Should the NICA Fund expand to other countries?
By Carlos Arenas
WCCN's Executive Director
As the NICA Fund closes in on the benchmark of ten million dollars lent out in Nicaragua, WCCN’s board and staff have started to seriously consider the possibility of expanding our microfinance operations to other countries. In this article, I would like to elaborate on the reasons why this kind of strategic move could be fundamental for WCCN’s future, and what countries look most promising for expansion.
It is important to clarify from the beginning that any expansion to other countries, starting perhaps with neighboring countries in Central America, would not mean that WCCN is planning to shift entirely from Nicaragua to other countries. As I will show in this article, Nicaragua is, and would continue to be, our main focus. In fact, not only is Nicaragua the place we know the best, and a place where we have a lot of experience working, but it also has the largest and most successful microfinance industry in Central America (see Table 1, below), and one of the most well-developed in Latin America as a whole.

Reasons to expand
WCCN has been involved in microfinance since 1991, long before microfinance became as popular as it is today. That year, WCCN accepted the invitation from the Nicaraguan Council of Protestant Churches (CEPAD) to become involved in microfinance to respond to a need in Nicaragua: the lack of credit after the privatization of the state-owned bank sector at the end of the Sandinista revolution. That was the origin of the Nicaraguan Community Development Loan Fund (NCDLF). The NCDLF, and then the NICA Fund, were designed by WCCN as investment vehicles with the idea of responding to that urgent need. However, many things have changed in microfinance. The NICA Fund has grown significantly, and the industry has also evolved and matured.

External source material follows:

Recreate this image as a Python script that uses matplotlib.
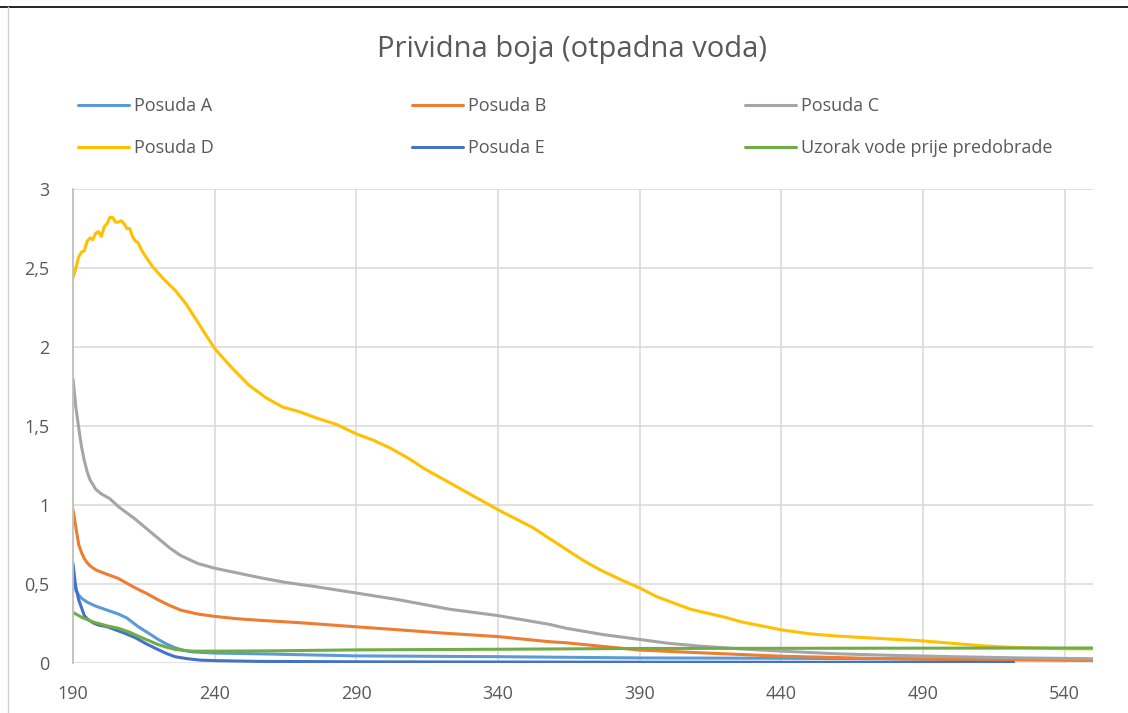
import matplotlib
matplotlib.use("Agg")
import matplotlib.pyplot as plt
from matplotlib.lines import Line2D
from matplotlib.ticker import FuncFormatter

### data
a_x = [190, 191, 192, 193, 195, 198, 202, 206, 209, 213, 217, 220, 223, 226, 229, 232, 240, 256, 290, 340, 390, 440, 490, 550]
a_y = [0.51, 0.46, 0.43, 0.41, 0.385, 0.36, 0.335, 0.31, 0.285, 0.23, 0.185, 0.15, 0.12, 0.097, 0.08, 0.07, 0.063, 0.058, 0.045, 0.04, 0.032, 0.03, 0.025, 0.02]

b_x = [190, 191, 192, 193, 194, 195, 196, 198, 200, 203, 206, 209, 212, 216, 220, 224, 228, 234, 240, 248, 256, 270, 290, 305, 320, 340, 358, 364, 377, 390, 411, 440, 470, 500, 550]
b_y = [0.97, 0.86, 0.75, 0.70, 0.66, 0.635, 0.615, 0.59, 0.575, 0.555, 0.535, 0.505, 0.475, 0.44, 0.40, 0.365, 0.335, 0.31, 0.295, 0.28, 0.27, 0.255, 0.229, 0.21, 0.19, 0.167, 0.135, 0.128, 0.105, 0.082, 0.065, 0.043, 0.03, 0.022, 0.016]

c_x = [190, 191, 192, 193, 194, 195, 196, 197, 198, 200, 203, 206, 209, 212, 216, 220, 224, 228, 234, 240, 248, 256, 265, 275, 290, 305, 323, 340, 358, 364, 377, 390, 400, 411, 425, 440, 460, 480, 500, 525, 550]
c_y = [1.80, 1.62, 1.49, 1.37, 1.28, 1.21, 1.16, 1.13, 1.10, 1.07, 1.04, 0.99, 0.95, 0.91, 0.85, 0.79, 0.73, 0.68, 0.63, 0.60, 0.57, 0.54, 0.51, 0.485, 0.443, 0.40, 0.34, 0.30, 0.245, 0.22, 0.18, 0.149, 0.125, 0.107, 0.09, 0.075, 0.058, 0.048, 0.04, 0.032, 0.027]

d_x = [190, 191, 192, 193, 194, 195, 196, 197, 198, 199, 200, 201, 202, 203, 204, 205, 206, 207, 208, 209, 210, 211, 212, 213, 214, 215,
       218, 222, 226, 230, 235, 240, 246, 252, 258, 264, 270, 276, 283, 290, 296, 302, 308, 314, 320, 326, 333, 340, 346, 352, 358, 364, 370,
       376, 383, 390, 396, 402, 408, 414, 420, 426, 433, 440, 450, 460, 470, 480, 490, 500, 510, 520, 530, 540, 550]
d_y = [2.44, 2.50, 2.57, 2.60, 2.61, 2.67, 2.69, 2.68, 2.72, 2.73, 2.70, 2.76, 2.78, 2.82, 2.82, 2.79, 2.79, 2.80, 2.78, 2.75, 2.75, 2.70, 2.67, 2.66, 2.62, 2.59,
       2.51, 2.43, 2.36, 2.27, 2.13, 1.99, 1.87, 1.76, 1.68, 1.62, 1.59, 1.55, 1.51, 1.45, 1.41, 1.36, 1.30, 1.23, 1.17, 1.11, 1.04, 0.97, 0.915, 0.86, 0.79, 0.72, 0.65,
       0.59, 0.53, 0.475, 0.42, 0.38, 0.34, 0.315, 0.29, 0.26, 0.235, 0.21, 0.185, 0.17, 0.16, 0.15, 0.14, 0.125, 0.11, 0.10, 0.095, 0.09, 0.09]

e_x = [190, 190.5, 191, 192, 193, 194, 195, 197, 199, 202, 205, 208, 212, 216, 220, 223, 226, 230, 235, 240, 256, 300, 400, 522]
e_y = [0.63, 0.55, 0.48, 0.40, 0.35, 0.30, 0.28, 0.255, 0.24, 0.23, 0.21, 0.19, 0.16, 0.12, 0.085, 0.06, 0.04, 0.028, 0.018, 0.015, 0.01, 0.007, 0.005, 0.004]

f_x = [190, 193, 197, 202, 206, 210, 213, 217, 220, 223, 226, 232, 240, 260, 290, 340, 390, 440, 490, 550]
f_y = [0.32, 0.29, 0.26, 0.235, 0.22, 0.195, 0.17, 0.14, 0.117, 0.10, 0.086, 0.075, 0.075, 0.077, 0.083, 0.087, 0.092, 0.093, 0.094, 0.095]

names = ["Posuda A", "Posuda B", "Posuda C", "Posuda D", "Posuda E", "Uzorak vode prije predobrade"]
colors = ["#5B9BD5", "#ED7D31", "#A5A5A5", "#FFC000", "#4472C4", "#70AD47"]
series = [(a_x, a_y), (b_x, b_y), (c_x, c_y), (d_x, d_y), (e_x, e_y), (f_x, f_y)]

x_ticks = [190, 240, 290, 340, 390, 440, 490, 540]
y_ticks = [0, 0.5, 1, 1.5, 2, 2.5, 3]

### figure
plt.rcParams['font.family'] = ['Open Sans', 'DejaVu Sans']
txt = "#595959"
fig = plt.figure(figsize=(11.28, 7.13), dpi=100)
ax = fig.add_axes([73/1128, 1-663/713, (1093-73)/1128, (663-189)/713])

lines = []
for (xs, ys), n, c in zip(series, names, colors):
    l, = ax.plot(xs, ys, color=c, lw=2.2, label=n, solid_capstyle="round", solid_joinstyle="round")
    lines.append(l)

ax.set_xlim(190, 550)
ax.set_ylim(0, 3)
ax.set_xticks(x_ticks)
ax.set_yticks(y_ticks)
ax.yaxis.set_major_formatter(FuncFormatter(lambda v, p: ("%g" % v).replace(".", ",")))
ax.grid(True, color="#D9D9D9", lw=1.1)
ax.set_axisbelow(True)
for s in ["top", "right", "bottom"]:
    ax.spines[s].set_visible(False)
ax.spines["left"].set_color("#BFBFBF")
ax.spines["left"].set_linewidth(1.3)
ax.tick_params(length=0, labelsize=13, colors=txt)
ax.tick_params(axis="x", pad=16)
ax.tick_params(axis="y", pad=17)

fig.text(572/1128, 1-50/713, "Prividna boja (otpadna voda)", ha="center", va="center", fontsize=21, color=txt)

# legend row-wise: A B C / D E F
order = [0, 3, 1, 4, 2, 5]
fig.legend([lines[i] for i in order], [names[i] for i in order], ncol=3,
           bbox_to_anchor=(78/1128, 1-97/713), loc="upper left",
           frameon=False, fontsize=13, labelcolor=txt, handlelength=2.8, handletextpad=0.3,
           labelspacing=1.32, columnspacing=11.0, borderpad=0, borderaxespad=0)

# screenshot frame lines
fig.add_artist(Line2D([0, 1], [1-7/713, 1-7/713], color="black", lw=1.2, transform=fig.transFigure))
fig.add_artist(Line2D([8/1128, 8/1128], [0, 1-7/713], color="#D0D0D0", lw=1, transform=fig.transFigure))

plt.savefig("out.png", dpi=100)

It is important to remember that one of the reasons to launch the NICA Fund in 1999 was that the NCDLF’s level of risk was very high, as a result of working under a model that only allowed us to lend to a single microfinance organization in Nicaragua, CEPAD-PRESTANIC. That situation explains why it was very important for WCCN to create the NICA Fund and start lending to several microfinance organizations. As everyone knows, the best way to avoid concentration of risk is to diversify. To date, the NICA Fund has kept a very well-diversified portfolio in Nicaragua, by lending to 15 different microfinance organizations and credit unions. As the NICA Fund continues growing, country risk has become an important issue to take into account, as the NICA Fund’s risk is still concentrated in a single country. This has been the main reasoning behind the idea of planning to expand to other countries.

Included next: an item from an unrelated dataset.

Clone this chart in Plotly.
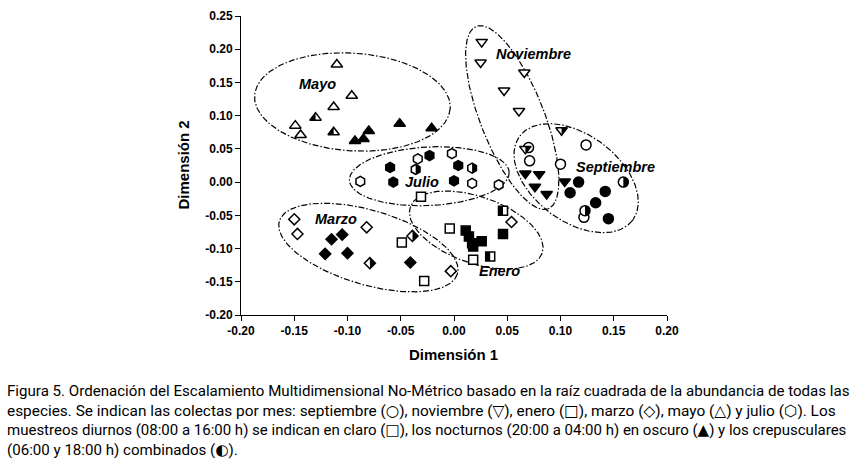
import numpy as np
import plotly.graph_objects as go

# ---------------- data (Dimension 1, Dimension 2) ----------------
# Septiembre (circle)
sep_open_x = [0.070, 0.071, 0.124, 0.100, 0.122]
sep_open_y = [0.052, 0.032, 0.056, 0.027, -0.053]
sep_fill_x = [0.117, 0.109, 0.142, 0.133, 0.145]
sep_fill_y = [0.000, -0.016, -0.014, -0.031, -0.055]
sep_half_x = [0.159, 0.123]
sep_half_y = [0.000, -0.043]

# Noviembre (triangle-down)
nov_open_x = [0.026, 0.025, 0.066, 0.047, 0.061]
nov_open_y = [0.211, 0.180, 0.165, 0.138, 0.107]
nov_fill_x = [0.067, 0.080, 0.076, 0.087, 0.104]
nov_fill_y = [0.013, 0.012, -0.007, -0.018, 0.001]
nov_half_x = [0.101, 0.067]
nov_half_y = [0.078, 0.050]

# Enero (square)
ene_open_x = [-0.031, -0.049, -0.004, 0.018, -0.028]
ene_open_y = [-0.022, -0.091, -0.070, -0.117, -0.149]
ene_fill_x = [0.011, 0.014, 0.017, 0.026, 0.018, 0.046]
ene_fill_y = [-0.073, -0.082, -0.092, -0.089, -0.097, -0.078]
ene_half_x = [0.046, 0.034]
ene_half_y = [-0.043, -0.112]

# Marzo (diamond)
mar_open_x = [-0.150, -0.147, -0.082, 0.054, -0.003]
mar_open_y = [-0.056, -0.078, -0.068, -0.060, -0.134]
mar_fill_x = [-0.115, -0.105, -0.121, -0.100, -0.041]
mar_fill_y = [-0.086, -0.079, -0.108, -0.107, -0.121]
mar_half_x = [-0.079, -0.039]
mar_half_y = [-0.122, -0.081]

# Mayo (triangle-up)
may_open_x = [-0.110, -0.096, -0.113, -0.149, -0.144]
may_open_y = [0.177, 0.130, 0.113, 0.085, 0.071]
may_fill_x = [-0.093, -0.085, -0.080, -0.051, -0.021]
may_fill_y = [0.062, 0.065, 0.077, 0.088, 0.081]
may_half_x = [-0.130, -0.113]
may_half_y = [0.097, 0.075]

# Julio (hexagon)
jul_open_x = [-0.034, -0.002, 0.017, 0.042, -0.088]
jul_open_y = [0.035, 0.043, -0.002, -0.004, 0.001]
jul_fill_x = [-0.023, -0.060, 0.004, -0.057, 0.000]
jul_fill_y = [0.040, 0.022, 0.025, 0.000, 0.002]
jul_half_x = [-0.036, 0.017]
jul_half_y = [0.019, 0.021]

# group labels
label_text = ["Mayo", "Noviembre", "Septiembre", "Julio", "Marzo", "Enero"]
label_x = [-0.128, 0.0745, 0.152, -0.030, -0.111, 0.043]
label_y = [0.147, 0.193, 0.0235, 0.000, -0.056, -0.134]

# ellipses: centre (data), semi-axes (px), angle (deg, clockwise on screen)
ell_cx = [-0.0954, 0.0547, 0.1147, -0.0232, 0.0209, -0.0804]
ell_cy = [0.1206, 0.0971, 0.0059, 0.0088, -0.0721, -0.0985]
ell_a = [98, 100, 71, 80, 70, 93]
ell_b = [50, 32, 44, 30, 34, 38]
ell_ang = [4, 69, 38, -3, 20, 17]

x_ticks = [-0.20, -0.15, -0.10, -0.05, 0.00, 0.05, 0.10, 0.15, 0.20]
y_ticks = [-0.20, -0.15, -0.10, -0.05, 0.00, 0.05, 0.10, 0.15, 0.20, 0.25]


def sym(c):
    return f'<span style="font-family:DejaVu Sans">{c}</span>'


caption = [
    "Figura 5. Ordenación del Escalamiento Multidimensional No-Métrico basado en la raíz cuadrada de la abundancia de todas las",
    f"especies. Se indican las colectas por mes: septiembre ({sym('○')}), noviembre ({sym('▽')}), enero ({sym('□')}), "
    f"marzo ({sym('◇')}), mayo ({sym('△')}) y julio ({sym('⬡')}). Los",
    f"muestreos diurnos (08:00 a 16:00 h) se indican en claro ({sym('□')}), los nocturnos (20:00 a 04:00 h) "
    f"en oscuro ({sym('▲')}) y los crepusculares",
    f"(06:00 y 18:00 h) combinados ({sym('◐')}).",
]
caption_size = [15.1, 15.4, 15.0, 15.1]

# ---------------- layout geometry ----------------
W, H = 856, 463
ML, MR, MT, MB = 241, 189, 9, 148
XR = [-0.20, 0.20]
YR = [-0.20, 0.25]
PW, PH = W - ML - MR, H - MT - MB
kx = PW / (XR[1] - XR[0])
ky = PH / (YR[1] - YR[0])

BOLD = "Liberation Sans"
CAP = "Roboto"

fig = go.Figure()

# ellipses
for cx, cy, a, b, ang in zip(ell_cx, ell_cy, ell_a, ell_b, ell_ang):
    t = np.linspace(0, 2 * np.pi, 240)
    u, v = a * np.cos(t), b * np.sin(t)
    th = np.radians(ang)
    dx = u * np.cos(th) - v * np.sin(th)
    dy = u * np.sin(th) + v * np.cos(th)
    fig.add_trace(go.Scatter(x=cx + dx / kx, y=cy - dy / ky, mode="lines",
                             line=dict(color="black", width=1.2, dash="6px,2px,1.5px,2px"),
                             hoverinfo="skip"))

groups = [
    ("circle", 10, (sep_open_x, sep_open_y), (sep_fill_x, sep_fill_y), (sep_half_x, sep_half_y), "right"),
    ("triangle-down", 10, (nov_open_x, nov_open_y), (nov_fill_x, nov_fill_y), (nov_half_x, nov_half_y), "right"),
    ("square", 9, (ene_open_x, ene_open_y), (ene_fill_x, ene_fill_y), (ene_half_x, ene_half_y), "left"),
    ("diamond", 8.5, (mar_open_x, mar_open_y), (mar_fill_x, mar_fill_y), (mar_half_x, mar_half_y), "right"),
    ("triangle-up", 10, (may_open_x, may_open_y), (may_fill_x, may_fill_y), (may_half_x, may_half_y), "left"),
    ("hexagon", 10, (jul_open_x, jul_open_y), (jul_fill_x, jul_fill_y), (jul_half_x, jul_half_y), "right"),
]


def half_poly(symbol, size, side):
    r = size / 2.0
    s = -1 if side == "left" else 1
    if symbol == "circle":
        ang = np.linspace(-np.pi / 2, np.pi / 2, 20)
        pts = [(s * r * np.cos(a), r * np.sin(a)) for a in ang]
    elif symbol == "square":
        pts = [(0, -r), (s * r, -r), (s * r, r), (0, r)]
    elif symbol == "diamond":
        rd = 1.3 * r
        pts = [(0, -rd), (s * rd, 0), (0, rd)]
    elif symbol == "triangle-up":
        rt = r * 2 / np.sqrt(3)
        pts = [(0, -r / 2), (s * rt, -r / 2), (0, r)]
    elif symbol == "triangle-down":
        rt = r * 2 / np.sqrt(3)
        pts = [(0, r / 2), (s * rt, r / 2), (0, -r)]
    else:  # hexagon
        rA = 1.05 * r
        rB, rC = rA / 2, rA * np.sqrt(3) / 2
        pts = [(0, rA), (s * rC, rB), (s * rC, -rB), (0, -rA)]
    return "M " + " L ".join(f"{px:.2f},{py:.2f}" for px, py in pts) + " Z"


shapes = []
for symbol, size, op, fi, ha, side in groups:
    fig.add_trace(go.Scatter(x=op[0], y=op[1], mode="markers",
                             marker=dict(symbol=symbol, size=size, color="white",
                                         line=dict(color="black", width=1.5))))
    fig.add_trace(go.Scatter(x=fi[0], y=fi[1], mode="markers",
                             marker=dict(symbol=symbol, size=size, color="black",
                                         line=dict(color="black", width=1.5))))
    fig.add_trace(go.Scatter(x=ha[0], y=ha[1], mode="markers",
                             marker=dict(symbol=symbol, size=size, color="white",
                                         line=dict(color="black", width=1.5))))
    path = half_poly(symbol, size, side)
    for hx, hy in zip(ha[0], ha[1]):
        shapes.append(dict(type="path", xref="x", yref="y", xsizemode="pixel", ysizemode="pixel",
                           xanchor=hx, yanchor=hy, path=path, fillcolor="black",
                           line=dict(width=0), layer="above"))

annotations = []
for t, x, y in zip(label_text, label_x, label_y):
    annotations.append(dict(x=x, y=y, xref="x", yref="y", text=f"<b><i>{t}</i></b>", showarrow=False,
                            xanchor="center", yanchor="middle",
                            font=dict(family=BOLD, size=14.5, color="black")))

annotations.append(dict(x=(453 - ML) / PW, y=(H - MB - 355) / PH, xref="paper", yref="paper",
                        xanchor="center", yanchor="middle",
                        text="<b>Dimensión 1</b>", showarrow=False,
                        font=dict(family=BOLD, size=15, color="black")))
annotations.append(dict(x=(183 - ML) / PW, y=(H - MB - 162) / PH, xref="paper", yref="paper",
                        xanchor="center", yanchor="middle",
                        text="<b>Dimensión 2</b>", showarrow=False, textangle=-90,
                        font=dict(family=BOLD, size=15, color="black")))

cap_y = [393, 413, 433, 453]
for line, py, fs in zip(caption, cap_y, caption_size):
    annotations.append(dict(x=(5 - ML) / PW, y=(H - MB - py) / PH, xref="paper", yref="paper",
                            xanchor="left", yanchor="middle", text=line, showarrow=False,
                            font=dict(family=CAP, size=fs, color="black")))

axis_common = dict(showline=True, linecolor="black", linewidth=1, ticks="outside", ticklen=5,
                   tickcolor="black", tickwidth=1, showgrid=False, zeroline=False,
                   tickfont=dict(family=BOLD, size=12, color="black", weight="bold"))

fig.update_layout(
    width=W, height=H, margin=dict(l=ML, r=MR, t=MT, b=MB),
    paper_bgcolor="white", plot_bgcolor="white", showlegend=False,
    xaxis=dict(range=XR, tickvals=x_ticks, ticktext=[f"{v:.2f}" for v in x_ticks], **axis_common),
    yaxis=dict(range=YR, tickvals=y_ticks, ticktext=[f"{v:.2f}" for v in y_ticks], **axis_common),
    shapes=shapes, annotations=annotations,
)

fig.write_html("out.html", config={"displayModeBar": False},
               post_script="document.body.style.margin='0';document.body.style.overflow='hidden';")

Aside from managing risk, the NICA Fund monitors the social impact of the portfolio, such as percentage of the fund lent out in urban and rural areas, and gender and geographic breakdown. These important social impact indicators will remain fundamental to the character of the NICA Fund, regardless of the countries in which we lend.
Where to expand?
There are many elements to consider in deciding a good place to expand our microfinance operations. WCCN staff is currently developing feasibility studies regarding the possibility of expanding to other countries. Considering that WCCN would like to diversify its lending operations as soon as possible, it seems that the easiest and most logical place to start this expansion process is to move to our closest neighborhood, the rest of Central America. However, at this point, this doesn’t necessarily mean that we want to limit our geographic spectrum of possibilities for the future to that specific region.
In my view, there are four principle elements WCCN should consider when deciding where to expand operations:
1) A need for microfinance services. We have witnessed first-hand the power of microfinance as a tool the working poor use to raise themselves out of poverty. The need for these services can be measured in several ways. For instance, if we specifically focus our attention in Central America and consider the poorest countries in the region besides Nicaragua, we will find that, from this single point of view, expanding to Honduras, El Salvador and Guatemala are the most obvious alternatives (see Table 2, below);
2) A need for additional capital. The country (or countries) WCCN expands into must be looking to scale up their microfinance industry.
3) An institutional and legal framework. Countries must have laws that favor operations of organizations like ours.
4) Solid and transparent microfinance organizations. WCCN’s partner microfinance organizations must have a deep and proven social commitment that make it worthwhile to partner with and lend money to them.

What is the next step?
If WCCN is able to move ahead with this idea of initially lending in other Central American countries, it will start doing so by using its own equity, not money from our investors. The reason for this is simple. Currently we are bonded by the legal promise to our investors to use their money for the exclusive purpose of lending it to microfinance organizations in Nicaragua. Only when current notes to investors mature could we gradually invite our investors to authorize us to invest their money in microfinance programs in other countries besides Nicaragua.
We will keep you posted about this exciting strategic change. As you can imagine, it may inaugurate a series of institutional changes as we prepare to commemorate our 25th anniversary next year!